No soy yo de repetir temas en esta cita semanal con mis amables y sufridos lectores. Ayer, sin embargo, los dedos se me iban al teclado para escribir nuevamente sobre el papa Francisco.
Es que la cosa tiene bemoles. Sobre el caso ya lo sabemos casi todo: que Diego (que antes se llamaba Cuca) nació siendo mujer, pero se sentía hombre desde el principio; que se cambió de sexo; que su transformación marcó el final de una etapa y el inicio de un infierno, el que fabricaron sus dudas acerca de lo que Dios pensaba de él.
Puestos a despejar la incógnita, ¿quién mejor que el papa para preguntarle? Dicho y hecho. Y Francisco contestó: que te vengas al Vaticano; mejor en sábado, para que no faltes al trabajo; que le digas a los guardias suizos que vienes a ver al Papa; que no te preocupes por el dinero, yo te preparo un sobre para los gastos. Juro que no me invento nada, esto es lo que pasó, punto por punto.

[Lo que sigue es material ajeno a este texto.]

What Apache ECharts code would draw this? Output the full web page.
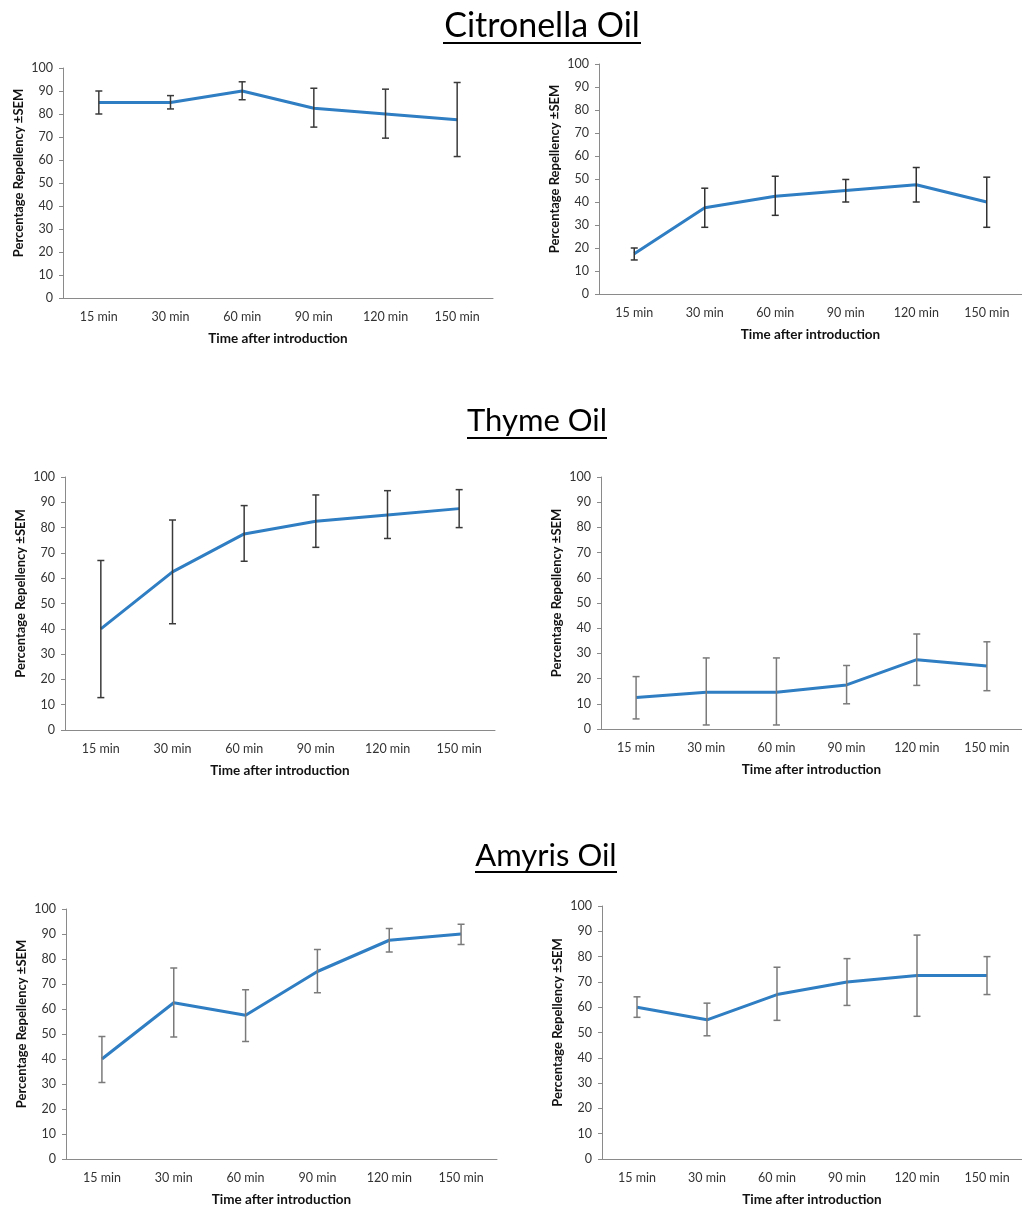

¡Cómo no iba yo a volver a escribir sobre el Papa! Es que todo lo anterior sería impensable, no digo tres siglos atrás, sino tres años. Francisco le ha recordado a la Humanidad que su parroquia es el mundo entero y que como párroco trata a los hombres. Quiere conocer a sus parroquianos por su nombre, ponerles cara, abrazarlos para darles aliento, mirarles a los ojos cuando hay que invitarles a reconstruir su vida.
Francisco ha leído todo esto en las entrañas de Dios y siente la grave responsabilidad de ponerlo por obra. No es un exhibicionista, ni un populista, ni un irresponsable que baila sobre la tumba de la tradición católica: es un testigo, que cuenta y hace lo que Dios le ha susurrado cuando descansa en él y cuando le enseña a contemplar la Historia no como un espectáculo, sino como una pregunta a la que hay que responder con gestos decididos.
“¡Claro que eres hijo de la Iglesia!”, le dijo el papa a Diego, recordándonos a todos que le Iglesia no es el almacén de los perfectos, sino el hospital al que acudimos los heridos. Y eso fue bastante: “De la reunión no voy a contar nada, es un secreto entre nosotros”, asegura Diego.
“El profeta que tenga la arrogancia de decir en mi nombre lo que yo no le haya mandado, o hable en nombre de dioses extranjeros, ese profeta morirá”, le dice Dios a Moisés en el texto que hoy proclamamos en misa. La advertencia es para todos: para hablar o actuar en el nombre de Dios hay que conocer su corazón, buscar su rostro, dejarse hacer, despojarse de prejuicios y estereotipos. Abrirse a lo enteramente nuevo, a lo eternamente misericordioso. Si no, estamos hablando en nombre de otros dioses, no del padre de nuestro Señor Jesucristo.
Por cierto, los gastos los pagó el obispo de Plasencia, que estaba encantado con la visita. Para que luego digan.